— start of Source data —

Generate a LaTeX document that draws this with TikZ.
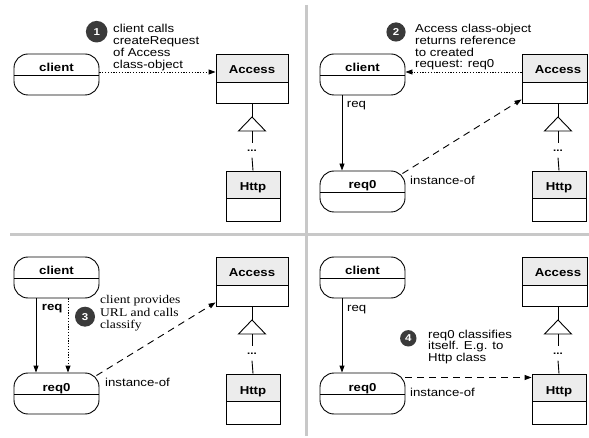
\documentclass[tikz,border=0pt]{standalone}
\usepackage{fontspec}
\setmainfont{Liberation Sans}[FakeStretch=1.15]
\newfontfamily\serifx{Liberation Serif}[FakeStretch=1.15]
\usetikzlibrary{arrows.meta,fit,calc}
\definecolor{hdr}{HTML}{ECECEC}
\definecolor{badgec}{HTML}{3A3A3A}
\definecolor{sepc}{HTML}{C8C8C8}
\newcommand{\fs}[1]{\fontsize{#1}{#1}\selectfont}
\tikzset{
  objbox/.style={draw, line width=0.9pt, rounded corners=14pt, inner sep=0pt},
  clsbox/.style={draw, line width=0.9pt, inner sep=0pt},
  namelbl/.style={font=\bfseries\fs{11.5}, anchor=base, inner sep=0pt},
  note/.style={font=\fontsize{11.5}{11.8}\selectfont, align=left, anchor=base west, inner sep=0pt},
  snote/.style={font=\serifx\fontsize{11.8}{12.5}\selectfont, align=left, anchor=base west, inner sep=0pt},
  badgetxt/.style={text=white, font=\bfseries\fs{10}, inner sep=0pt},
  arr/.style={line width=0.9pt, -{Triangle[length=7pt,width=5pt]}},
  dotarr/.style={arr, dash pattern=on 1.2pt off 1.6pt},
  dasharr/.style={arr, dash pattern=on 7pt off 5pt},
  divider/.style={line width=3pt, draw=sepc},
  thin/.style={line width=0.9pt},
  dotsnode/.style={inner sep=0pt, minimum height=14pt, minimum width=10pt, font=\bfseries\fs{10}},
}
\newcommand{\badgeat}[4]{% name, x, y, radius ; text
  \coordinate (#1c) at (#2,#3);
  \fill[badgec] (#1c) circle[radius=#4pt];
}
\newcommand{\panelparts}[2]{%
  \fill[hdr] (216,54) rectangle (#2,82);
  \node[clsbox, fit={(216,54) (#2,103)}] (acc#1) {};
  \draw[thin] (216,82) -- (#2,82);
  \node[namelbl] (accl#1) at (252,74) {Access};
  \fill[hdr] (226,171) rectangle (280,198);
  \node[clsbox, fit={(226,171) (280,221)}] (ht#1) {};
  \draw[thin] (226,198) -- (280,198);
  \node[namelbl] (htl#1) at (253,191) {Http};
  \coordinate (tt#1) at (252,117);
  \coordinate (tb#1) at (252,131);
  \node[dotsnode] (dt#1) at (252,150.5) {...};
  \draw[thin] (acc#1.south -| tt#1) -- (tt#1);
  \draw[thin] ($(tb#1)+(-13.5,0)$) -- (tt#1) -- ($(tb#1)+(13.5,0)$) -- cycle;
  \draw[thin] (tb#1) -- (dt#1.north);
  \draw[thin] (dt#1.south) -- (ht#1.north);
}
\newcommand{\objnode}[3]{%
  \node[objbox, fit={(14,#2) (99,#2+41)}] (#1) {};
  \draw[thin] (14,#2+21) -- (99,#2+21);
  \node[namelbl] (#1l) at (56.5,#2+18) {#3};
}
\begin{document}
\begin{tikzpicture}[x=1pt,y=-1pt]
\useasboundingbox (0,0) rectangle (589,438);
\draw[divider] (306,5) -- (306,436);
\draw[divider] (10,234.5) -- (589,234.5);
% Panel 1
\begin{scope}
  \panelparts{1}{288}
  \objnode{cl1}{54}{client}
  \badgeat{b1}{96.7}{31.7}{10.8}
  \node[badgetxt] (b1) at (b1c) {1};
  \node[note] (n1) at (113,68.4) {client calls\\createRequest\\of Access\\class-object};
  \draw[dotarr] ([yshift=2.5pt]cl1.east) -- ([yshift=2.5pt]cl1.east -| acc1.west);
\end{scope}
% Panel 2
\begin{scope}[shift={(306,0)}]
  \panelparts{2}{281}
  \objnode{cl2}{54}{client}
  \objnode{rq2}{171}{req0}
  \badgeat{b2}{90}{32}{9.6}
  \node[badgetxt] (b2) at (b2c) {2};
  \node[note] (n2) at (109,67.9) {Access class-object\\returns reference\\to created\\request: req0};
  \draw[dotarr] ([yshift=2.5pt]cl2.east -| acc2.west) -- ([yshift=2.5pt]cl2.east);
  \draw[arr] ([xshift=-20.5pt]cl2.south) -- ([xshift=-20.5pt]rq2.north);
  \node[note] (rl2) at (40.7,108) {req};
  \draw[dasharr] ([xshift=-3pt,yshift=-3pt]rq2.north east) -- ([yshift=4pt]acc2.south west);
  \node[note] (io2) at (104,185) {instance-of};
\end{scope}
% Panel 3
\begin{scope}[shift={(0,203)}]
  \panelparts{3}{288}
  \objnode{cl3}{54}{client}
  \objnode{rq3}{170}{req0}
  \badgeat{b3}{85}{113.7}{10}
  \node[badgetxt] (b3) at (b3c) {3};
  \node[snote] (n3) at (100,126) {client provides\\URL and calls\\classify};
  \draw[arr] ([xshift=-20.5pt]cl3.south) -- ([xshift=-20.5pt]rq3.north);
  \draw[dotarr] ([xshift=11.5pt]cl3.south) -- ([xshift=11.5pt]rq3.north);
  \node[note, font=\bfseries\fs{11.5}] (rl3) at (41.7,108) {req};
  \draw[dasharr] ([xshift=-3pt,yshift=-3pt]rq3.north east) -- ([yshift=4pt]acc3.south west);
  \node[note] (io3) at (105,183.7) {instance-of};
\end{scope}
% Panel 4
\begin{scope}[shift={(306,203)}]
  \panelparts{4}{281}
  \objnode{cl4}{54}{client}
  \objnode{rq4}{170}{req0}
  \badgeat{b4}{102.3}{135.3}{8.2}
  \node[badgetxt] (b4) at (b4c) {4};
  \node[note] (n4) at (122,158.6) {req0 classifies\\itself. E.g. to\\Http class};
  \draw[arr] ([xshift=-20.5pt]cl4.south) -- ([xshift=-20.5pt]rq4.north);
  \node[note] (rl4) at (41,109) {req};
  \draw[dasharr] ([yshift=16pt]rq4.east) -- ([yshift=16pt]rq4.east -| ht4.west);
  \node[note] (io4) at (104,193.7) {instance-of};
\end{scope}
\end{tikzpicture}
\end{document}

— end of Source data —

- _What to work on_
Return the whole listing, word for word, and leave out every picture.

- _Reply_
Generate a LaTeX document that draws this with TikZ.
\documentclass[tikz,border=0pt]{standalone}
\usepackage{fontspec}
\setmainfont{Liberation Sans}[FakeStretch=1.15]
\newfontfamily\serifx{Liberation Serif}[FakeStretch=1.15]
\usetikzlibrary{arrows.meta,fit,calc}
\definecolor{hdr}{HTML}{ECECEC}
\definecolor{badgec}{HTML}{3A3A3A}
\definecolor{sepc}{HTML}{C8C8C8}
\newcommand{\fs}[1]{\fontsize{#1}{#1}\selectfont}
\tikzset{
  objbox/.style={draw, line width=0.9pt, rounded corners=14pt, inner sep=0pt},
  clsbox/.style={draw, line width=0.9pt, inner sep=0pt},
  namelbl/.style={font=\bfseries\fs{11.5}, anchor=base, inner sep=0pt},
  note/.style={font=\fontsize{11.5}{11.8}\selectfont, align=left, anchor=base west, inner sep=0pt},
  snote/.style={font=\serifx\fontsize{11.8}{12.5}\selectfont, align=left, anchor=base west, inner sep=0pt},
  badgetxt/.style={text=white, font=\bfseries\fs{10}, inner sep=0pt},
  arr/.style={line width=0.9pt, -{Triangle[length=7pt,width=5pt]}},
  dotarr/.style={arr, dash pattern=on 1.2pt off 1.6pt},
  dasharr/.style={arr, dash pattern=on 7pt off 5pt},
  divider/.style={line width=3pt, draw=sepc},
  thin/.style={line width=0.9pt},
  dotsnode/.style={inner sep=0pt, minimum height=14pt, minimum width=10pt, font=\bfseries\fs{10}},
}
\newcommand{\badgeat}[4]{% name, x, y, radius ; text
  \coordinate (#1c) at (#2,#3);
  \fill[badgec] (#1c) circle[radius=#4pt];
}
\newcommand{\panelparts}[2]{%
  \fill[hdr] (216,54) rectangle (#2,82);
  \node[clsbox, fit={(216,54) (#2,103)}] (acc#1) {};
  \draw[thin] (216,82) -- (#2,82);
  \node[namelbl] (accl#1) at (252,74) {Access};
  \fill[hdr] (226,171) rectangle (280,198);
  \node[clsbox, fit={(226,171) (280,221)}] (ht#1) {};
  \draw[thin] (226,198) -- (280,198);
  \node[namelbl] (htl#1) at (253,191) {Http};
  \coordinate (tt#1) at (252,117);
  \coordinate (tb#1) at (252,131);
  \node[dotsnode] (dt#1) at (252,150.5) {...};
  \draw[thin] (acc#1.south -| tt#1) -- (tt#1);
  \draw[thin] ($(tb#1)+(-13.5,0)$) -- (tt#1) -- ($(tb#1)+(13.5,0)$) -- cycle;
  \draw[thin] (tb#1) -- (dt#1.north);
  \draw[thin] (dt#1.south) -- (ht#1.north);
}
\newcommand{\objnode}[3]{%
  \node[objbox, fit={(14,#2) (99,#2+41)}] (#1) {};
  \draw[thin] (14,#2+21) -- (99,#2+21);
  \node[namelbl] (#1l) at (56.5,#2+18) {#3};
}
\begin{document}
\begin{tikzpicture}[x=1pt,y=-1pt]
\useasboundingbox (0,0) rectangle (589,438);
\draw[divider] (306,5) -- (306,436);
\draw[divider] (10,234.5) -- (589,234.5);
% Panel 1
\begin{scope}
  \panelparts{1}{288}
  \objnode{cl1}{54}{client}
  \badgeat{b1}{96.7}{31.7}{10.8}
  \node[badgetxt] (b1) at (b1c) {1};
  \node[note] (n1) at (113,68.4) {client calls\\createRequest\\of Access\\class-object};
  \draw[dotarr] ([yshift=2.5pt]cl1.east) -- ([yshift=2.5pt]cl1.east -| acc1.west);
\end{scope}
% Panel 2
\begin{scope}[shift={(306,0)}]
  \panelparts{2}{281}
  \objnode{cl2}{54}{client}
  \objnode{rq2}{171}{req0}
  \badgeat{b2}{90}{32}{9.6}
  \node[badgetxt] (b2) at (b2c) {2};
  \node[note] (n2) at (109,67.9) {Access class-object\\returns reference\\to created\\request: req0};
  \draw[dotarr] ([yshift=2.5pt]cl2.east -| acc2.west) -- ([yshift=2.5pt]cl2.east);
  \draw[arr] ([xshift=-20.5pt]cl2.south) -- ([xshift=-20.5pt]rq2.north);
  \node[note] (rl2) at (40.7,108) {req};
  \draw[dasharr] ([xshift=-3pt,yshift=-3pt]rq2.north east) -- ([yshift=4pt]acc2.south west);
  \node[note] (io2) at (104,185) {instance-of};
\end{scope}
% Panel 3
\begin{scope}[shift={(0,203)}]
  \panelparts{3}{288}
  \objnode{cl3}{54}{client}
  \objnode{rq3}{170}{req0}
  \badgeat{b3}{85}{113.7}{10}
  \node[badgetxt] (b3) at (b3c) {3};
  \node[snote] (n3) at (100,126) {client provides\\URL and calls\\classify};
  \draw[arr] ([xshift=-20.5pt]cl3.south) -- ([xshift=-20.5pt]rq3.north);
  \draw[dotarr] ([xshift=11.5pt]cl3.south) -- ([xshift=11.5pt]rq3.north);
  \node[note, font=\bfseries\fs{11.5}] (rl3) at (41.7,108) {req};
  \draw[dasharr] ([xshift=-3pt,yshift=-3pt]rq3.north east) -- ([yshift=4pt]acc3.south west);
  \node[note] (io3) at (105,183.7) {instance-of};
\end{scope}
% Panel 4
\begin{scope}[shift={(306,203)}]
  \panelparts{4}{281}
  \objnode{cl4}{54}{client}
  \objnode{rq4}{170}{req0}
  \badgeat{b4}{102.3}{135.3}{8.2}
  \node[badgetxt] (b4) at (b4c) {4};
  \node[note] (n4) at (122,158.6) {req0 classifies\\itself. E.g. to\\Http class};
  \draw[arr] ([xshift=-20.5pt]cl4.south) -- ([xshift=-20.5pt]rq4.north);
  \node[note] (rl4) at (41,109) {req};
  \draw[dasharr] ([yshift=16pt]rq4.east) -- ([yshift=16pt]rq4.east -| ht4.west);
  \node[note] (io4) at (104,193.7) {instance-of};
\end{scope}
\end{tikzpicture}
\end{document}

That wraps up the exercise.